DFT based study of copper calcium halide perovskite nanomaterials for optoelectronic and energy applications

The mechanical, electronic, optical, and thermoelectric analyses of CuCaX3 (X = Cl, Br, I) have been done using DFT based TB-mBJ approach. The stability of CuCaX3 (X = Cl, Br, I) has been confirmed from the enthalpy of formation; values for CuCaCl3, CuCaBr3, and CuCaI3 are -1.07 eV, -1.55 eV, and -2.15 eV, respectively. The phonon spectra plot is also discussed, and the phonon dispersion analysis confirms that the CuCaX3 systems are dynamically stable since no imaginary modes are observed. The modified Becke-Johnson exchange potential is used to evaluate the opto-electronic and thermo-electric properties.
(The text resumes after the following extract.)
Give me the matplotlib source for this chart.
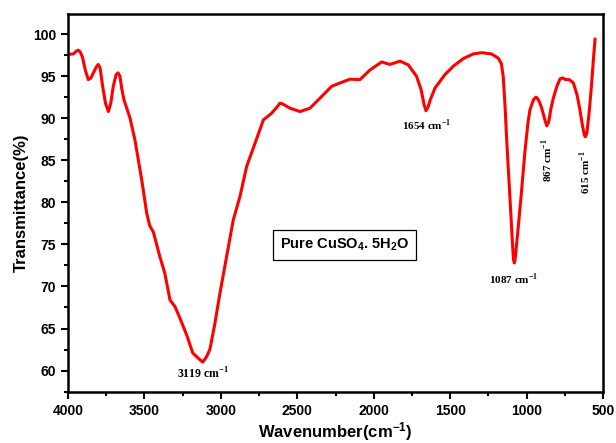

By replacing anions (Cl to I), the band gap of the studied material in the visible region has been tailored, from 2.9 eV to 2.65 eV, for renewable energy devices. In addition, various optical properties such as dielectric constant, refraction, absorption, optical conductivity, and optical loss factor have been analyzed for optoelectronic applications. With the replacement of anions (Cl to I), the peaks of maximum intensities shifted to lower energy to values of 7.2 eV, 6.2 eV and 5 eV for CuCaCl3, CuCaBr3 and CuCaI3 respectively. Furthermore, the BoltzTrap code has been used to discuss thermal conductivity, power factor, Hall coefficient, specific capacitance and electron densities in detail for thermoelectric applications. The CuCaX3 family of perovskites has been found to have bandgaps falling in the visible region for light-emitting diodes (LEDs). These also exhibit high thermal efficiency, making them potential multifunctional candidates for optoelectronic and energy harvesting applications.